Exercise objective: Will you repeat only the lines from the one with "Write the Apache ECharts code for this chart." through the one with "var equationText = 'y", both included, leaving every picture out?

Supplied records:
>> BEGIN

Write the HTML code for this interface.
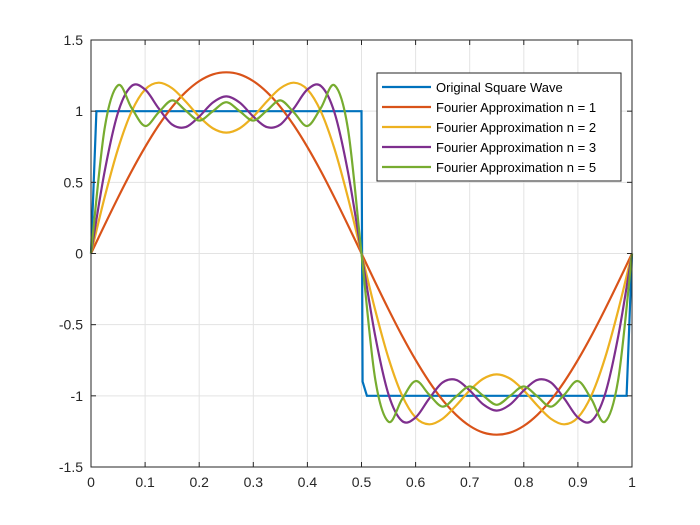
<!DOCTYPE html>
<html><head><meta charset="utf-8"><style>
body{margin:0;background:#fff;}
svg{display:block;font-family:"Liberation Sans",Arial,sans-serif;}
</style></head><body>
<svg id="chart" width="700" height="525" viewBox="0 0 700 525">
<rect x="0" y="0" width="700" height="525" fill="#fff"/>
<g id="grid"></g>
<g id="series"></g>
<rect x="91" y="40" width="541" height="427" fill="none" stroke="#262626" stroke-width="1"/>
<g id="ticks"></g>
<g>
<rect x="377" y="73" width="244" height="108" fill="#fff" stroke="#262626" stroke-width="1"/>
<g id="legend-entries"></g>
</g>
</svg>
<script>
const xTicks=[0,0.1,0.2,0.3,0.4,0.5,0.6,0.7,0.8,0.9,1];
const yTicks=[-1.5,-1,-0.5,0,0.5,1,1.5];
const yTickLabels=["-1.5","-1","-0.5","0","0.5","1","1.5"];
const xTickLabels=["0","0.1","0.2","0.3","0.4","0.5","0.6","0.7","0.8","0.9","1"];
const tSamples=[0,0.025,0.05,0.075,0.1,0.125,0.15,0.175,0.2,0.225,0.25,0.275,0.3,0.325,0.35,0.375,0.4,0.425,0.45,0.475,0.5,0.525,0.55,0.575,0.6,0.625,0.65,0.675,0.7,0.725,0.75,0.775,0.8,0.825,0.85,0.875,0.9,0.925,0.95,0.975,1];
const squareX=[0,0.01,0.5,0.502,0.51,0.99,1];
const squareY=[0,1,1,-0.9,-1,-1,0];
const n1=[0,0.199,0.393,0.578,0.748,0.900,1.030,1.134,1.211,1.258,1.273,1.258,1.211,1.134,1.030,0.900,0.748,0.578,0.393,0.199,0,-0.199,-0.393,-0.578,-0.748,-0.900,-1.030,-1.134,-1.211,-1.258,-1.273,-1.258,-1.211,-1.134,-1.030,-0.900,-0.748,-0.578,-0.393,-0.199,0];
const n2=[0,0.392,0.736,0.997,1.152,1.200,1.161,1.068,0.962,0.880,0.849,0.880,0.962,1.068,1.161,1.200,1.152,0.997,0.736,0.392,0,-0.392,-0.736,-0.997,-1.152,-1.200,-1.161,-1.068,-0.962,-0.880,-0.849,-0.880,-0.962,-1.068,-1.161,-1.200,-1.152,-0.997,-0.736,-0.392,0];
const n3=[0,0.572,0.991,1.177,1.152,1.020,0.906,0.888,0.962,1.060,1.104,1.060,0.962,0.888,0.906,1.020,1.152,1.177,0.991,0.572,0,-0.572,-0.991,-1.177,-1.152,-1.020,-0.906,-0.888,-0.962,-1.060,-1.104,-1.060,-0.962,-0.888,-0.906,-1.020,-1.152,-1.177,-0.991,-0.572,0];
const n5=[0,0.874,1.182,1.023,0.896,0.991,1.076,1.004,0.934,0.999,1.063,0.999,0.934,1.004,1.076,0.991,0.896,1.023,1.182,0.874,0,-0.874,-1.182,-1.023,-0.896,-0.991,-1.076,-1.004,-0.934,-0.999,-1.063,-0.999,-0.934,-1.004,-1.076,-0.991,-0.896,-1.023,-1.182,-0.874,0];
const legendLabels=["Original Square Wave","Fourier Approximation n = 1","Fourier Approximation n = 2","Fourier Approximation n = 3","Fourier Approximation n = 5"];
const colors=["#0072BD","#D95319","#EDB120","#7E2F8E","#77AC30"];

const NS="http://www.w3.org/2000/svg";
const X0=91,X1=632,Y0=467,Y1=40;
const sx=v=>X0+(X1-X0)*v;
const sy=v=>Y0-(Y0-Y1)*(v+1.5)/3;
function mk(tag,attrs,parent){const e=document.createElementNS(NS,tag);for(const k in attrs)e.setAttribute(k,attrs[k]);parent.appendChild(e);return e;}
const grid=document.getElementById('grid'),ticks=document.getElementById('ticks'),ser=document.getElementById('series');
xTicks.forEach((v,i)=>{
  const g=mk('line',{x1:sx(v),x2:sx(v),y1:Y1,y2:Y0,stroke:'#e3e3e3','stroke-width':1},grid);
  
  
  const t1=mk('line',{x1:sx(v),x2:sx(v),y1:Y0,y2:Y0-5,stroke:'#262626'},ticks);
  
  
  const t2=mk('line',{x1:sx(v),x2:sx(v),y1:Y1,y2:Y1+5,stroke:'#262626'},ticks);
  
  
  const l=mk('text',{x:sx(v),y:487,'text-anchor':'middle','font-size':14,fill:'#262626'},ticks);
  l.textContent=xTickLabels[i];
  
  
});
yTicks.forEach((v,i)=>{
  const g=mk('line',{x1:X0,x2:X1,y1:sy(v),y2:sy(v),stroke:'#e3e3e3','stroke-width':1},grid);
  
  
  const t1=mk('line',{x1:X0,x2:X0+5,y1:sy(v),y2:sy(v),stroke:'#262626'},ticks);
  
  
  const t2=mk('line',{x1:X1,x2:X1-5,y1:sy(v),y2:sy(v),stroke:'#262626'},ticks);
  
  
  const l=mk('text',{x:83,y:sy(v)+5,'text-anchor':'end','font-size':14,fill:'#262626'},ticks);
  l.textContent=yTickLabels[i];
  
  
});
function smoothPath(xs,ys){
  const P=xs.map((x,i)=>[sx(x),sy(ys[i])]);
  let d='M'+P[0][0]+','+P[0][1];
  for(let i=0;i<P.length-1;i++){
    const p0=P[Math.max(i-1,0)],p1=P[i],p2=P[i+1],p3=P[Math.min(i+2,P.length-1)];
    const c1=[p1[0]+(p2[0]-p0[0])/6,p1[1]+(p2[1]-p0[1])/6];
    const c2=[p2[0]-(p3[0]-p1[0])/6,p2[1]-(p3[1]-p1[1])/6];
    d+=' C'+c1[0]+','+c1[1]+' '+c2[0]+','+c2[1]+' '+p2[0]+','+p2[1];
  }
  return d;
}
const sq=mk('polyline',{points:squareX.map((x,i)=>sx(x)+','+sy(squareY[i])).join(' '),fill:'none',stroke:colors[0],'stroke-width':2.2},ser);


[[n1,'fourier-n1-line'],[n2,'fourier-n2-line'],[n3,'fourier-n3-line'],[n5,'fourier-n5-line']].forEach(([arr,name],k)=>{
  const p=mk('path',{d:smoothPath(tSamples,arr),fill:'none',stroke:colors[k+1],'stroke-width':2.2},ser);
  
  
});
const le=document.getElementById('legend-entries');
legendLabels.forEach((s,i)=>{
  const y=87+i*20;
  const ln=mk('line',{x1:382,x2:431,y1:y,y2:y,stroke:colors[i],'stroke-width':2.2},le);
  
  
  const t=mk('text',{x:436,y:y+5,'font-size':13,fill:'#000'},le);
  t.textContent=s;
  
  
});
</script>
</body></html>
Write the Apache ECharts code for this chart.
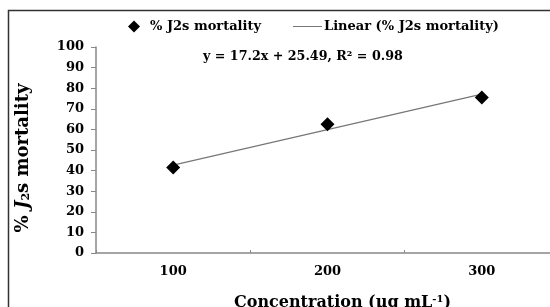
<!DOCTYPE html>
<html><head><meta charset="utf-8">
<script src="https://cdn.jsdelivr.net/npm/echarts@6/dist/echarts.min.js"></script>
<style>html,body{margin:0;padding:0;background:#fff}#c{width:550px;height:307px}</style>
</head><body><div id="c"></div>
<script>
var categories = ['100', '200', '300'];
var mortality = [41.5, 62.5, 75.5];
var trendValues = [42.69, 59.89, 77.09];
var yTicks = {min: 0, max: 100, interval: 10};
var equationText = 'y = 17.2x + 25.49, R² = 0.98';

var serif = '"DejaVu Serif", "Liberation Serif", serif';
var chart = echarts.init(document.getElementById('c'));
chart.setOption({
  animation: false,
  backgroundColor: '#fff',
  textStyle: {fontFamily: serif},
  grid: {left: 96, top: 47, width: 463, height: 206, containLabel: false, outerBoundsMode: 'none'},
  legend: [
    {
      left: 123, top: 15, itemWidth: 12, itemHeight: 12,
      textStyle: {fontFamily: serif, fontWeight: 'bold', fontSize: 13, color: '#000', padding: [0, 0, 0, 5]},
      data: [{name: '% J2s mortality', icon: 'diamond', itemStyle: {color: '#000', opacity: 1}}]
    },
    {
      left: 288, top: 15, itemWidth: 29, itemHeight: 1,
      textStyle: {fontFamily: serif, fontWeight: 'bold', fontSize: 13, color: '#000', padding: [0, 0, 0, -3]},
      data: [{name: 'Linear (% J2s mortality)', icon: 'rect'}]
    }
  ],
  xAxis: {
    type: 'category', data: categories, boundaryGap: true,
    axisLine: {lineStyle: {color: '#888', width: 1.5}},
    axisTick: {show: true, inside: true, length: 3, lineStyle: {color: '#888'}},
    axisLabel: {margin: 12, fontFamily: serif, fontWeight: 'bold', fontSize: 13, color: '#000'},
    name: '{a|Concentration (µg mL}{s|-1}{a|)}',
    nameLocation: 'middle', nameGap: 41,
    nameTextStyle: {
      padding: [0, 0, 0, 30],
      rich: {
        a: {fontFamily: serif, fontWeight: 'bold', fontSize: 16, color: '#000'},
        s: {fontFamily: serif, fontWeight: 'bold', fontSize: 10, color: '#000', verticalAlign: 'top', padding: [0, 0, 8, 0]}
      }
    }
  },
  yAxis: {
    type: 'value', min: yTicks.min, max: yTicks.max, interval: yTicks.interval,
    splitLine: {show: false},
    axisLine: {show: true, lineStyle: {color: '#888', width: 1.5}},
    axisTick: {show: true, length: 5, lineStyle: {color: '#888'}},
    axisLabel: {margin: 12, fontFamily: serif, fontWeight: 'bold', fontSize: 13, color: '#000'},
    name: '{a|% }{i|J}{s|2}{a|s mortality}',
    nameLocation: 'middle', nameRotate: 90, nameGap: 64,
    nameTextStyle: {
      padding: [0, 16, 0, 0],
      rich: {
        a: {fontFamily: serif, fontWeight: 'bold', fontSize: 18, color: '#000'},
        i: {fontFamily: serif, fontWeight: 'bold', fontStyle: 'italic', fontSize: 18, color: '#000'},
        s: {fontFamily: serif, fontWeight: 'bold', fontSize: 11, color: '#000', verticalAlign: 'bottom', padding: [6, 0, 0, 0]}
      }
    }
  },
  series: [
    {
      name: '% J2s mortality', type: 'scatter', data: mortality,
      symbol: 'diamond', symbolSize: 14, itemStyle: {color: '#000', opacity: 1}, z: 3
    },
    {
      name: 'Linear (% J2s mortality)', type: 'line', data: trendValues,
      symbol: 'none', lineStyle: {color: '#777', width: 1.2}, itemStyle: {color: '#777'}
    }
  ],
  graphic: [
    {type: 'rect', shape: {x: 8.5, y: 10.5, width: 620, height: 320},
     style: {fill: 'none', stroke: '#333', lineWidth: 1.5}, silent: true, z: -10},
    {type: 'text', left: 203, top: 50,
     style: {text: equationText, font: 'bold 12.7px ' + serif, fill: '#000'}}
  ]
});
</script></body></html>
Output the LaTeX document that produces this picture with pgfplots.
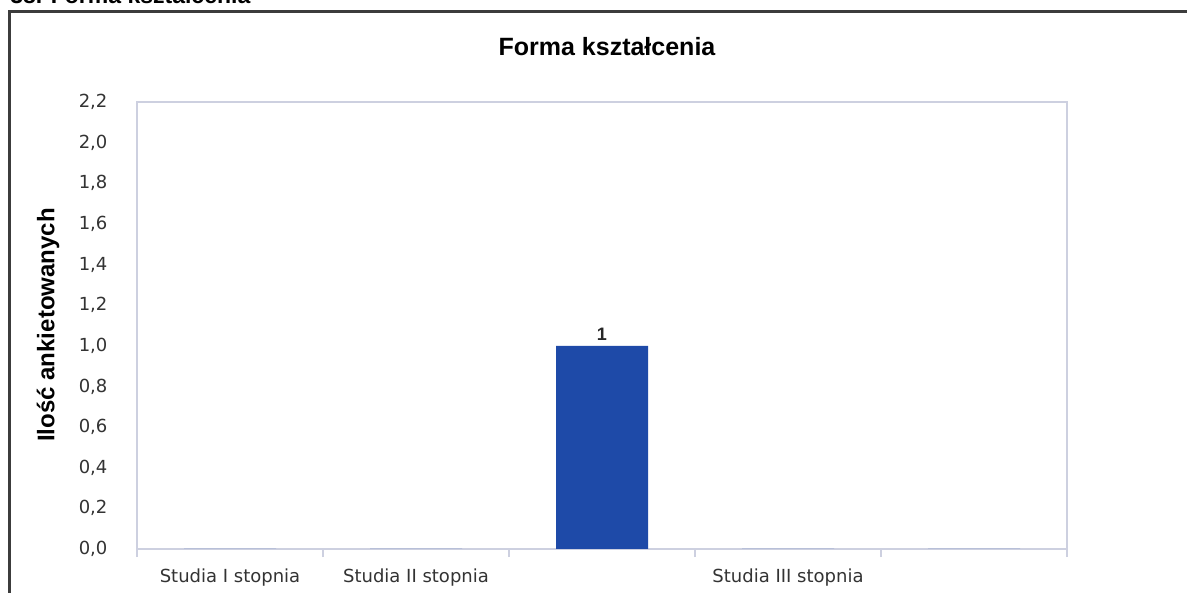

>> END

Solution to this exercise:
Write the Apache ECharts code for this chart.
<!DOCTYPE html>
<html><head><meta charset="utf-8">
<script src="https://cdn.jsdelivr.net/npm/echarts@6/dist/echarts.min.js"></script>
<style>html,body{margin:0;padding:0;background:#fff}#c{width:550px;height:307px}</style>
</head><body><div id="c"></div>
<script>
var categories = ['100', '200', '300'];
var mortality = [41.5, 62.5, 75.5];
var trendValues = [42.69, 59.89, 77.09];
var yTicks = {min: 0, max: 100, interval: 10};
var equationText = 'y = 17.2x + 25.49, R² = 0.98';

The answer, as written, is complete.